English fluency, a novel thought…

It is very interesting to note that the Thai government mandated English fluency for high school graduates by 2020.  What a forward thinking initiative for a country who first language does not even use the western alphabet!  Whether or not they meet this goal is secondary to the fact that this Asian nation recognizes that English is the language of business and technology.  Can you imagine if the US government mandated this same goal for our schools?  As a melting pot nation, I believe that we ought to recognize that English is the international language of business and technology – just so that we can compete in the world.  Instead, I believe that we focus so much on political correctness in favor of minority rights that we fail to recognize the benefits we could gain if all of OUR graduates were fluent in English.  Just food for thought.

Pride in our youth

You might not agree with me, but the previous observations are real and I do not see the situation for our young people getting better.  Open any newspaper today and read about the demonstrations, government corruption, crime, economic distress, foreclosure nightmares, whining of the rich/poor, national woes and international wars, but nowhere will you see the success stories about our youth abroad and the strides they are taking for other nations.  I am proud of our youth who have the fortitude to demonstrate peacefully at home, study relentlessly to earn their degrees, work at sub-poverty jobs to make ends meet hoping to score a job where they can use their skills, and then finally emigrate overseas where their contributions are truly valued.

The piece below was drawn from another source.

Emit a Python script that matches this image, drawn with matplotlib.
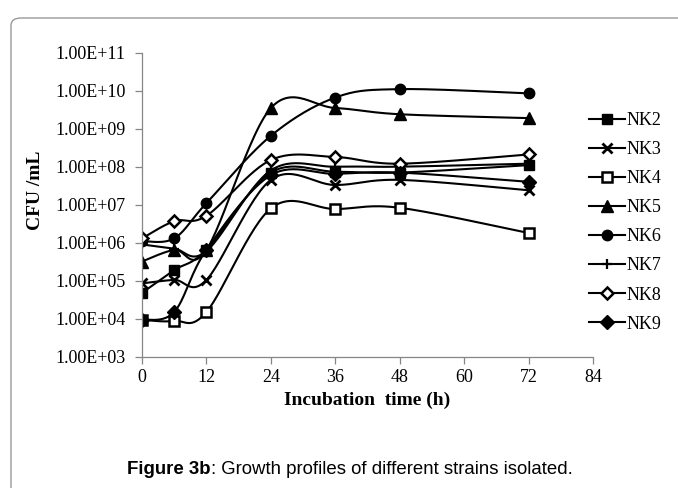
import numpy as np
import matplotlib
matplotlib.use("Agg")
import matplotlib.pyplot as plt
from matplotlib.lines import Line2D
from matplotlib.patches import FancyBboxPatch
from matplotlib.ticker import FixedLocator, FuncFormatter, NullLocator

# data (CFU/mL vs hours)
hours = [0, 6, 12, 24, 36, 48, 72]
nk2 = [4.8e4, 1.9e5, 6.5e5, 7.0e7, 7.4e7, 7.0e7, 1.1e8]
nk3 = [8.5e4, 1.05e5, 1.05e5, 4.5e7, 3.3e7, 4.5e7, 2.4e7]
nk4 = [9.3e3, 8.7e3, 1.5e4, 8.0e6, 7.7e6, 8.3e6, 1.8e6]
nk5 = [3.2e5, 6.5e5, 6.5e5, 3.5e9, 3.5e9, 2.4e9, 1.9e9]
nk6 = [1.1e6, 1.3e6, 1.1e7, 6.5e8, 6.6e9, 1.1e10, 8.5e9]
nk7 = [9.0e5, 7.0e5, 6.0e5, 8.0e7, 1.0e8, 1.0e8, 1.2e8]
nk8 = [1.3e6, 3.7e6, 5.1e6, 1.5e8, 1.8e8, 1.2e8, 2.1e8]
nk9 = [9.3e3, 1.5e4, 6.5e5, 6.0e7, 6.5e7, 7.0e7, 4.0e7]

names = ["NK2", "NK3", "NK4", "NK5", "NK6", "NK7", "NK8", "NK9"]
series = [nk2, nk3, nk4, nk5, nk6, nk7, nk8, nk9]
x_ticks = [0, 12, 24, 36, 48, 60, 72, 84]
y_ticks = [1e3, 1e4, 1e5, 1e6, 1e7, 1e8, 1e9, 1e10, 1e11]

styles = {
    "NK2": dict(marker="s", ms=7, mfc="black", mec="black"),
    "NK3": dict(marker="x", ms=7, mew=2, mec="black"),
    "NK4": dict(marker="s", ms=6.5, mfc="white", mec="black", mew=1.8),
    "NK5": dict(marker="^", ms=8, mfc="black", mec="black"),
    "NK6": dict(marker="o", ms=7.5, mfc="black", mec="black"),
    "NK7": dict(marker="+", ms=7, mew=1.6, mec="black"),
    "NK8": dict(marker="D", ms=6, mfc="white", mec="black", mew=1.8),
    "NK9": dict(marker="D", ms=7, mfc="black", mec="black"),
}


def smooth(xs, ys, n=30):
    # excel style smoothed line: catmull-rom through the points (log y)
    px = np.array(xs, float)
    py = np.log10(np.array(ys, float))
    outx, outy = [], []
    for i in range(len(px) - 1):
        i0 = max(i - 1, 0)
        i3 = min(i + 2, len(px) - 1)
        c1x = px[i] + (px[i + 1] - px[i0]) / 6
        c1y = py[i] + (py[i + 1] - py[i0]) / 6
        c2x = px[i + 1] - (px[i3] - px[i]) / 6
        c2y = py[i + 1] - (py[i3] - py[i]) / 6
        t = np.linspace(0, 1, n)
        bx = (1-t)**3*px[i] + 3*(1-t)**2*t*c1x + 3*(1-t)*t**2*c2x + t**3*px[i+1]
        by = (1-t)**3*py[i] + 3*(1-t)**2*t*c1y + 3*(1-t)*t**2*c2y + t**3*py[i+1]
        outx.extend(bx)
        outy.extend(by)
    return np.array(outx), 10 ** np.array(outy)


W, H = 678, 488
fig = plt.figure(figsize=(W / 100, H / 100), dpi=100)
plt.rcParams["font.family"] = ["Liberation Serif", "DejaVu Serif"]

# rounded frame around the figure
frame = FancyBboxPatch((11 / W, -0.2), 1.2, 1 - 18 / H + 0.2,
                       boxstyle="round,pad=0,rounding_size=0.015",
                       transform=fig.transFigure, fill=False,
                       ec="#9a9a9a", lw=1.0, clip_on=False)
fig.add_artist(frame)

left, right, top, bottom = 142, 593, 52.7, 356.7
ax = fig.add_axes([left / W, 1 - bottom / H, (right - left) / W, (bottom - top) / H])

handles = []
for name, vals in zip(names, series):
    sx, sy = smooth(hours, vals)
    ax.plot(sx, sy, color="black", lw=1.5, solid_capstyle="round")
    ax.plot(hours, vals, ls="none", **styles[name])
    handles.append(Line2D([], [], color="black", lw=1.5, **styles[name]))

ax.set_yscale("log")
ax.set_xlim(0, 84)
ax.set_ylim(1e3, 1e11)
ax.xaxis.set_major_locator(FixedLocator(x_ticks))
ax.yaxis.set_major_locator(FixedLocator(y_ticks))
ax.yaxis.set_minor_locator(NullLocator())
ax.yaxis.set_major_formatter(FuncFormatter(lambda v, p: "1.00E+%02d" % round(np.log10(v))))

for s in ["top", "right"]:
    ax.spines[s].set_visible(False)
for s in ["left", "bottom"]:
    ax.spines[s].set_color("#868686")
    ax.spines[s].set_linewidth(0.9)
ax.tick_params(direction="out", length=5, width=0.9, color="#868686",
               labelsize=13)
ax.tick_params(axis="y", pad=7)
ax.tick_params(axis="x", pad=4)
ax.set_facecolor("none")

ax.set_xlabel("Incubation  time (h)", fontsize=14, fontweight="bold", labelpad=4)
fig.text(35 / W, 1 - 190 / H, "CFU /mL", rotation=90, fontsize=14,
         fontweight="bold", ha="center", va="center")

fig.legend(handles, names, loc="upper left", frameon=False,
           bbox_to_anchor=(589 / W, 1 - 112 / H), fontsize=13,
           handlelength=2.0, handletextpad=0.1, labelspacing=0.67,
           borderaxespad=0, borderpad=0)

# caption: bold lead-in followed by plain text, centred as one line
cap_y = 1 - 470 / H
cap_size = 13.4
t1 = fig.text(0, cap_y, "Figure 3b", fontsize=cap_size, fontweight="bold",
              family="Liberation Sans", ha="left", va="center")
t2 = fig.text(0, cap_y, ": Growth profiles of different strains isolated.",
              fontsize=cap_size, family="Liberation Sans", ha="left", va="center")
fig.canvas.draw()
w1 = t1.get_window_extent().width
w2 = t2.get_window_extent().width
x0 = 350 - (w1 + w2) / 2
t1.set_x(x0 / W)
t2.set_x((x0 + w1) / W)

fig.savefig("out.png", dpi=100)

Our youth should be our pride and joy and a priority.  If we can’t wake up our nation’s leaders to the value and the incredible contributions our youth could make at home for a decent wage, we ought to applaud the rest of the world for doing so.  It may take our government years to glance up from their Republican / Democrat score sheet and realize what is happening, but when they do, it may be too late. As more of our nation’s youth move abroad while the youth of other nations study at home, it is only a matter of time before we import more than we export.  Maybe then, someone in power will look around and ask, “Where have all the young girls gone?”

Wishing you a healthy and productive week!